Menção honrosa: Arábia e As Boas Maneiras. E duas merecidas menções à essa nova geração de cineastas brasileiros, com trabalhos que dão continuidade a potência e diversidade do cinema nacional.
PÂMELA EURÍDICE
“Aquarius”: Kleber Mendonça Filho é o nome do diretor que pode representar a resistência no Brasil. Durante a década, ele realizou filmes que representaram o momento político e ideológico que o país tem enfrentado. Nesse quesito, colocar uma mulher na terceira idade como símbolo mor da luta por manter as memórias em pé, vivas é um dos maiores exemplos de como o nosso cinema luta e resiste. Por isso, Aquarius e todas as lutas e resiliências que cercam o edifício são um retrato do Brasil pós 2014.
REBECA ALMEIDA
“Que Horas Ela Volta?”: apesar do impulso para escrever ‘Bacurau’ nesta categoria ser imenso, decidi ficar com um longa que eu já assisti algumas vezes e sempre me deixa com múltiplas reflexões sobre sua trama. Além das ótimas escolhas no roteiro, ‘Que Horas Ela Volta’ é um filme que continua envelhecendo muito bem e sendo extremamente relevante na sua problemática sobre empregadas domésticas, que é uma questão essencialmente brasileira, sendo assim, nada melhor para destacar nesta década na produção nacional.
Menções honrosas: De Onde Eu te Vejo, Bacurau, Aos Teus Olhos, Aquarius, O Filme da Minha Vida, Boi Neon, Alguma Coisa Assim.
SUSY FREITAS
“Bacurau”: E eis que, no apagar de luzes da década (dada a situação do cinema brasileiro em 2019, talvez literalmente), surgiu Bacurau (2019).
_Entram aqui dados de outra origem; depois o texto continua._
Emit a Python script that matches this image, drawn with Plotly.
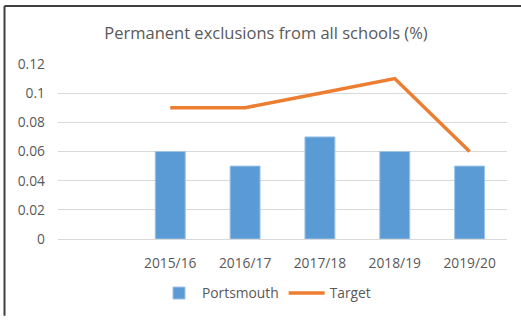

Um filme tão envolto de simbolismos dentro e fora das telas que já nasceu parte essencial da História de nosso cinema com H maiúsculo. Pela sua capacidade de mobilizar o espectador psicologicamente, suscitar debates sociais, colocar-nos num estado de resistência e tensão (seja pelas leituras possíveis da trama, seja por tantos terem feito questão de pagar seus ingressos para vê-lo no cinema, ou seja para dizer que o longa de Kleber Mendonça Filho “não é tudo isso”), foi o meu escolhido para a lista. Ainda que Bacurau não tenha a sutileza no tratamento de seus temas como forte (basta conferir os filmes anteriores do diretor para perceber isso), até mesmo em sua secura ele se fortalece. Há tempos tão sombrios e lutas tão mandatórias que embrutecem os discursos como forma de refletir essa realidade.
Menções honrosas: Que horas ela volta? (2015), Aquarius (2016), Histórias Que Nosso Cinema (Não) Contava (2017), As boas maneiras (2017).
WALTER FRANCO
“O Som ao Redor”: Essa década foi claramente a melhor época para o cinema brasileiro desde a retomada e talvez desde os anos 60. Finalmente se reencontrando enquanto produção e fomentando uma produção voltada para maior diversidade de gêneros e maior consciência social em suas produções. É importante ressaltar o papel da ANCINE para este belo momento do Cinema Brasileiro. Dito isso, talvez o filme que melhor represente essa fase seja “O Som ao Redor”. Apesar da escolha óbvia ser por Aquarius, é com seu filme de estreia em longas que Kleber melhor conversa com o público sobre suas ambições artísticas e sobre o peso histórico da sociedade colonial no cotidiano brasileiro.
Menções honrosas: As Boas Maneiras (Juliana Rojas e Marco Dutra), Boi Neon (Gabriel Mascaro), Bixa Travesty (Kiko Goifman, Claudia Priscilla) e Arábia (Affonso Uchoa, João Dumans).